Conditionally replicating adenoviruses kill tumor cells via a basic apoptotic machinery-independent mechanism that resembles necrosis-like programmed cell death.

Conditionally replicating adenoviruses (CRAds) represent a promising class of novel anticancer agents that are used for virotherapy. The E1ADelta24 mutation-based viruses, Ad5-Delta24 [CRAd(E3-); E3 region deleted] and infectivity-enhanced Ad5-Delta24RGD [CRAd(E3+)] have been shown to potently eradicate tumor cells. The presence of the E3 region in the latter virus is known to improve cell killing that can be attributed to the presence of the oncolysis-enhancing Ad death protein. The more precise mechanism by which CRAds kill tumor cells is unclear, and the role of the host cell apoptotic machinery in this process has been addressed only in a limited way. Here, we examine the role of several major apoptotic pathways in the CRAd-induced killing of non-small-cell lung cancer H460 cells. As expected, CRAd(E3+) was more potent than CRAd(E3-). No evidence for the involvement of the p53-Bax apoptotic pathway was found. Western blot analyses demonstrated strong suppression of p53 expression and unchanged Bax levels during viral replication, and stable overexpression of human papillomavirus type 16-E6 in H460 cells did not affect killing by both CRAds. CRAd activity was also not hampered by stable overexpression of anti-apoptotic Bcl2 or BclXL, and endogenous Bcl2/BclXL protein levels remained constant during the oncolytic cycle.

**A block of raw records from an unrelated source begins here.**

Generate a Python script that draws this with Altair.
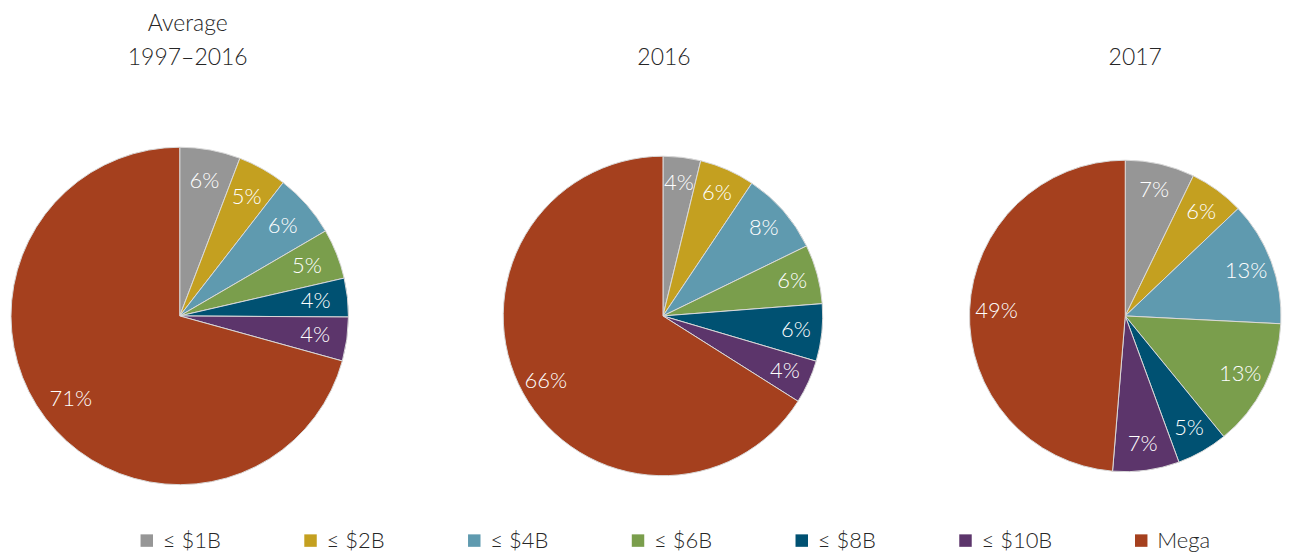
import altair as alt
import pandas as pd

categories = ["≤ $1B", "≤ $2B", "≤ $4B", "≤ $6B", "≤ $8B", "≤ $10B", "Mega"]
colors = ["#969696", "#C4A020", "#5F9AAF", "#7A9E4C", "#005172", "#5C356B", "#A5401E"]
avg_1997_2016 = [5.8, 4.7, 6.1, 4.8, 3.7, 4.2, 70.7]
y2016 = [3.8, 5.6, 8.4, 6.0, 5.8, 4.4, 66.1]
y2017 = [7.2, 5.7, 12.9, 13.3, 5.3, 6.9, 48.7]
titles = [["Average", "1997–2016"], "2016", "2017"]

FONT = "Lato"
TEXT_COLOR = "#262626"

legend = alt.Legend(
    title=None, orient="none", legendX=128, legendY=410, direction="horizontal",
    columns=7, columnPadding=78, symbolType="square", symbolSize=156,
    symbolStrokeWidth=0, labelFontSize=22, labelFont=FONT, labelFontWeight=300,
    labelColor=TEXT_COLOR, labelOffset=5, padding=0,
)


def pie(values, title, radius, label_radius, width, dx):
    df = pd.DataFrame({"cat": categories, "idx": list(range(len(categories))), "value": values})
    base = alt.Chart(df).transform_calculate(
        label="format(datum.value / 100, '.0%')"
    ).encode(
        theta=alt.Theta("value:Q", stack=True),
        order=alt.Order("idx:Q"),
    )
    arcs = base.mark_arc(outerRadius=radius, stroke="#d9d9d9", strokeWidth=1).encode(
        color=alt.Color("cat:N", scale=alt.Scale(domain=categories, range=colors), legend=legend)
    )
    labels = base.mark_text(radius=label_radius, fontSize=22, font=FONT, fontWeight=300,
                            color="white").encode(text="label:N")
    return alt.layer(arcs, labels).properties(
        width=width, height=392,
        title=alt.TitleParams(title, offset=50, dx=dx, fontSize=23, font=FONT,
                              fontWeight=300, color=TEXT_COLOR, lineHeight=34),
    )


p1 = pie(avg_1997_2016, titles[0], 169, 137, 344, 8)
p2 = pie(y2016, titles[1], 160, 134, 344, 1)
p3 = pie(y2017, titles[2], 156, 129, 302, 10)

chart = alt.hconcat(p1, p2, p3, spacing=140, bounds="flush").properties(
    padding={"left": 0, "top": 5, "right": 0, "bottom": 0}
).configure_view(stroke=None)

chart.save("out.html", embed_options={"renderer": "svg", "actions": False})
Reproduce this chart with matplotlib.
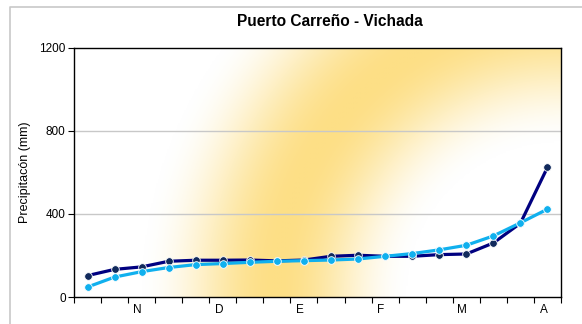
import numpy as np
import matplotlib.pyplot as plt
from matplotlib.colors import LinearSegmentedColormap
from matplotlib.lines import Line2D
import matplotlib.transforms as mtransforms

plt.rcParams['font.family'] = ['Liberation Sans', 'DejaVu Sans']

# dekadal rainfall, 18 periods
periodos = list(range(18))
etiquetas = ['', '', 'N', '', '', 'D', '', '', 'E', '', '', 'F', '', '', 'M', '', '', 'A']
serie_oscura = [103, 133, 145, 172, 177, 177, 178, 174, 178, 196, 201, 196, 196, 204, 207, 260, 355, 624]
serie_clara = [48, 96, 122, 142, 156, 161, 167, 172, 175, 178, 183, 196, 209, 227, 249, 294, 357, 423]

fig = plt.figure(figsize=(5.82, 3.24), dpi=100)
ax = fig.add_axes([0.1271, 0.0833, 0.8368, 0.7695])

# radial white-yellow-white fill from the lower right corner of the plot area
w_px, h_px = 487, 249
xx, yy = np.meshgrid(np.linspace(0, w_px, 400), np.linspace(0, h_px, 200))
d = np.hypot(w_px - xx, yy)
t = np.interp(d, [0, 150, 285, 425, 600], [0, 0, 1, 0, 0])
t = 0.5 - 0.5 * np.cos(np.pi * t)
cmap = LinearSegmentedColormap.from_list('fondo', ['#ffffff', '#fddf86'])
ax.imshow(t, cmap=cmap, vmin=0, vmax=1, origin='lower', aspect='auto',
          extent=(-0.5, 17.5, 0, 1200), zorder=0, interpolation='bilinear')

ax.set_xlim(-0.5, 17.5)
ax.set_ylim(0, 1200)

for yv in [400, 800]:
    ax.axhline(yv, color='#c8c8c8', lw=1, zorder=1)

ax.plot(periodos, serie_oscura, color='#000080', lw=2.3, marker='o', ms=5.5,
        mfc='#112a5c', mec='white', mew=0.6, zorder=3)
ax.plot(periodos, serie_clara, color='#10b0ee', lw=2.3, marker='o', ms=5.5,
        mfc='#10b0ee', mec='white', mew=0.6, zorder=4)

ax.set_yticks([0, 400, 800, 1200])
ax.tick_params(axis='y', labelsize=8.5, length=4, width=0.8, direction='out', pad=2)
ax.set_xticks(periodos)
ax.set_xticklabels(etiquetas, fontsize=8.5)
ax.tick_params(axis='x', which='major', length=0, pad=5)
ax.set_xticks(np.arange(-0.5, 18, 1), minor=True)
ax.tick_params(axis='x', which='minor', length=4, width=0.8, direction='out')
shift = mtransforms.ScaledTranslation(-4 / 100, 0, fig.dpi_scale_trans)
for lab in ax.get_xticklabels():
    lab.set_transform(lab.get_transform() + shift)

for s in ax.spines.values():
    s.set_color('black')
    s.set_linewidth(1)

ax.set_ylabel('Precipitacón (mm)', fontsize=9, labelpad=6)
fig.text(0.567, 0.935, 'Puerto Carreño - Vichada', ha='center', va='center',
         fontsize=11.2, fontweight='bold')

# outer chart frame, top and left edges
x0, y0 = 10.5 / 582, 1 - 6.5 / 324
fig.add_artist(Line2D([x0, x0, 1], [0, y0, y0], transform=fig.transFigure,
                      color='#c8c8c8', lw=1.2))

fig.savefig('out.png', dpi=100)
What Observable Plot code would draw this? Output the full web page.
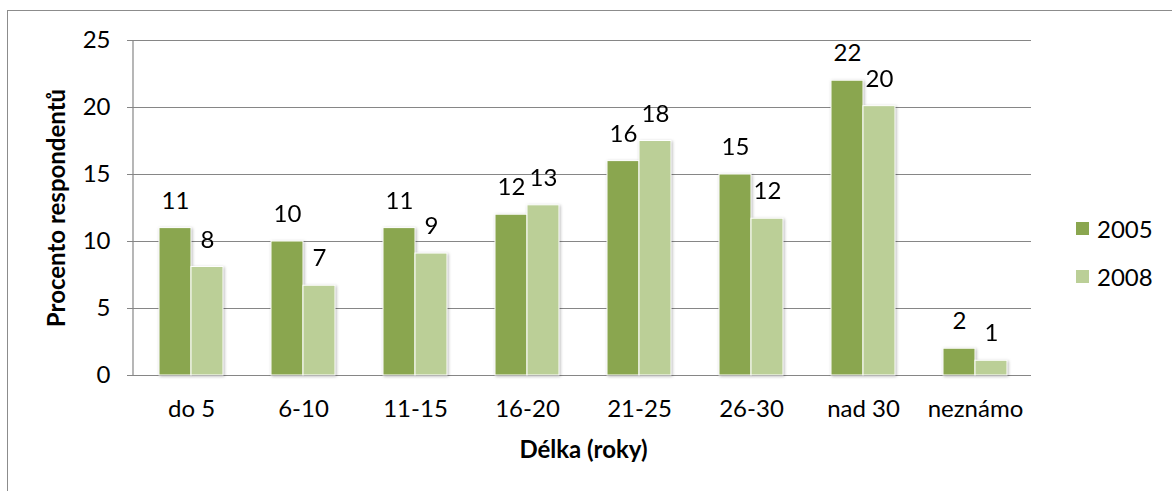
<!DOCTYPE html>
<html>
<head>
<meta charset="utf-8">
<script src="https://cdn.jsdelivr.net/npm/d3@7"></script>
<script src="https://cdn.jsdelivr.net/npm/@observablehq/plot@0.6"></script>
<style>
  html, body { margin: 0; padding: 0; background: #fff; }
  #wrap { position: relative; width: 1172px; height: 491px; overflow: hidden; font-family: Lato, "Open Sans", sans-serif; }
  #frame { position: absolute; left: 7px; top: 10px; right: -10px; bottom: -10px;
           border-left: 1px solid #8c8c8c; border-top: 1px solid #8c8c8c; }
  #chart { position: absolute; left: 0; top: 0; }
  #legend { position: absolute; left: 1076px; top: 213px; font-size: 24px; color: #000; }
  #legend .item { display: flex; align-items: center; height: 30px; margin-bottom: 18px; }
  #legend .sw { width: 13px; height: 13px; margin-right: 8px; }
</style>
</head>
<body>
<div id="wrap">
  <div id="frame"></div>
  <div id="chart"></div>
  <div id="legend"></div>
</div>
<script>
// Length of membership groups (years) and share of respondents in each survey
const categories = ["do 5", "6-10", "11-15", "16-20", "21-25", "26-30", "nad 30", "neznámo"];
const years = ["2005", "2008"];
const values2005 = [11, 10, 11, 12, 16, 15, 22, 2];
const values2008 = [8.1, 6.7, 9.1, 12.7, 17.5, 11.7, 20.1, 1.1];
const yTicks = [0, 5, 10, 15, 20, 25];
const colors = ["#8aa64f", "#bbcf97"];

const data = categories.flatMap((c, i) => [
  {category: c, year: years[0], value: values2005[i]},
  {category: c, year: years[1], value: values2008[i]}
]);

const marginLeft = 133, marginTop = 40, marginBottom = 116, marginRight = 139;
const gridColor = "#868686";

const chart = Plot.plot({
  width: 1172,
  height: 491,
  marginLeft, marginRight, marginTop, marginBottom,
  style: {fontFamily: "Lato, 'Open Sans', sans-serif", fontSize: "24px", color: "#000", background: "transparent", overflow: "visible"},
  fx: {domain: categories, padding: 0},
  x: {domain: years, paddingInner: 0, paddingOuter: 0.7045, axis: null},
  y: {domain: [0, 25]},
  color: {domain: years, range: colors},
  marks: [
    Plot.gridY(yTicks, {stroke: gridColor, strokeOpacity: 1, strokeWidth: 1.2}),
    Plot.axisY(yTicks, {
      tickSize: 8, tickPadding: 17, stroke: gridColor, strokeOpacity: 1,
      label: "Procento respondentů", labelAnchor: "center", labelArrow: "none", labelOffset: 88
    }),
    Plot.axisFx({
      anchor: "bottom", tickSize: 0, tickPadding: 24,
      label: "Délka (roky)", labelAnchor: "center", labelArrow: "none", labelOffset: 82
    }),
    Plot.barY(data, {fx: "category", x: "year", y: "value", fill: "year", stroke: "white", strokeWidth: 1}),
    Plot.text(data, {fx: "category", x: "year", y: "value", text: d => String(Math.round(d.value)), dy: -27, fill: "#000"})
  ]
});

document.getElementById("chart").appendChild(chart);

const svg = d3.select(chart);
// bold axis titles
svg.selectAll("g[aria-label$='axis label'] text").attr("font-weight", "bold");
// soft shadow behind the bars
svg.selectAll("g[aria-label='bar']").style("filter", "drop-shadow(1.5px 1px 1.5px rgba(0,0,0,0.28))");
// vertical axis line along the left edge of the plot area
const yr = chart.scale("y").range;
svg.append("line")
  .attr("x1", marginLeft).attr("x2", marginLeft)
  .attr("y1", yr[0]).attr("y2", yr[1])
  .attr("stroke", gridColor).attr("stroke-width", 1.2);

// legend
const legend = d3.select("#legend");
years.forEach((y, i) => {
  const item = legend.append("div").attr("class", "item");
  item.append("div").attr("class", "sw").style("background", colors[i]);
  item.append("span").text(y);
});
</script>
</body>
</html>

Some evidence for caspase processing was obtained at late time points after infection; however, the inhibition of caspases by the X-linked inhibitor of apoptosis protein overexpression or cotreatment with zVAD-fmk did not inhibit CRAd-dependent cell death. Analyses of several apoptotic features revealed no evidence for nuclear fragmentation or DNA laddering, although phosphatidylserine externalization was detected. We conclude that despite the known apoptosis-modulating abilities of individual Ad proteins, Ad5-Delta24-based CRAds trigger necrosis-like cell death. In addition, we propose that deregulated apoptosis in cancer cells, a possible drug resistance mechanism, provides no barrier for CRAd efficacy.